Government plans overhaul of SEZ Act, proposes reduction in tax incentives, and increased integration

09 Nov 2023

Government plans overhaul of SEZ Act, proposes reduction in tax incentives, and increased integration
1

The government seems poised to refrain from introducing fresh direct tax incentives for businesses in special economic zones (SEZs). Instead, they may opt to maintain previous exemptions for such units, a move outlined in the proposed amendments to the SEZ Act, 2005. The commerce department, advocating for these changes, will soon present them for Cabinet approval. This marks a departure from the original plan, which involved the controversial Development Enterprises and Services Hubs (DESH) Bill, 2023, criticized by the Ministry of Finance.

According to insiders, SEZ developers might retain grandfathered direct tax benefits for the stipulated period without the addition of further incentives. The erstwhile DESH Bill had proposed a reduced corporate tax rate of 15% for greenfield units in SEZs, aiming to position these zones as India's new manufacturing hub.

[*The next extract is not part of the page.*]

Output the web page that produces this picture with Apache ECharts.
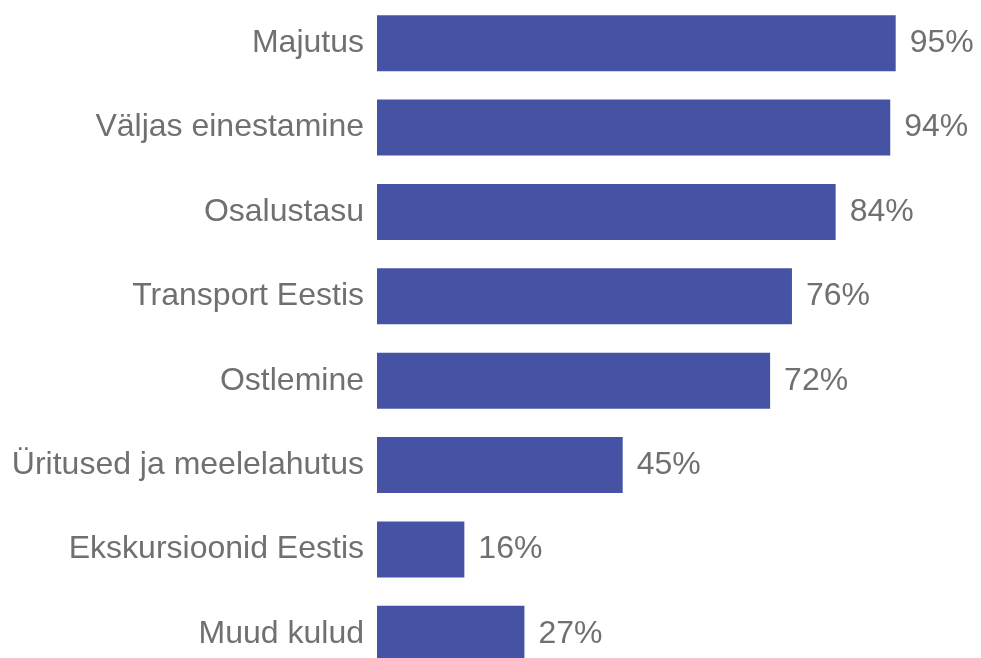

The commerce department, abandoning the DESH Bill, has now crafted the SEZ (Amendment) Bill, 2023. The focus is on establishing a more favorable fiscal framework by adjusting customs rules, ensuring smoother integration of SEZs with the domestic market, and preventing market access restrictions for companies in these zones.

The current government objective is to shift focus from exports to a broader economic outlook, emphasizing manufacturing, investment, and integration with global value chains for economic growth.

The new law is expected to permit the sale of SEZ-manufactured products in the domestic market with zero import duty, leveling the playing field with units outside SEZs benefiting from free trade agreements. The "positive net foreign exchange" criterion, crucial for SEZ units, will persist in accordance with the World Trade Organization framework.

Furthermore, the proposed amendments include deferring customs duties on capital goods and addressing industry demands to allow units to sell to the domestic market by paying import duties on consumed inputs, not finished goods. The definition of "services" will also undergo a tweak, enabling payments in Indian currency for services supplied to domestic market units, in contrast to the existing requirement for foreign exchange payments.

The amendments aim to strengthen the single-window clearance mechanism, establish a unified regulatory structure, and introduce a modern dispute resolution framework. To facilitate SEZ growth and reduce compliance burdens, the proposed law introduces the provision of "pre-cleared zones," empowering the Center or state government to notify them.

May bring some laxation to restrictions on SEZ units: Piyush Goyal

Indian Union Commerce Minister Piyush Goyal stated on Wednesday, 8 November 2023, that the government is focusing on easing certain limitations for the units in the special economic zones (SEZ). This would give a boost to the operations conducted by the units in these zones.

Goyal mentioned at the DPIIT-CII National Conference on Ease of Doing Business that they were exploring options to liberalize certain restrictions on SEZ units. He stated that it was under consideration and being discussed with all stakeholders, expressing hope that such discussions would provide a significant boost to the SEZ units.

Goyal further stated that the government is fully aware of the demands to extend the benefits of exports in the industry. This will in turn boost the Remission of Duties or Taxes on Export Products (RoDTEP) to SEZs.

Although there is currently a budget restriction, the commerce department wants to take a careful approach.

MAJOR TAKEAWAYS

  • The positive net forex conditions are set to persist.
  • Anticipation does not include any new direct tax advantages.
  • Units might gain the ability to sell in the domestic market by settling import duties based on consumed inputs rather than finished goods.
  • The service definition is set for adjustment, enabling units in the domestic market to make payments in rupees for service supplies.
  • Expectations include a more robust single-window clearance system and a contemporary dispute resolution framework.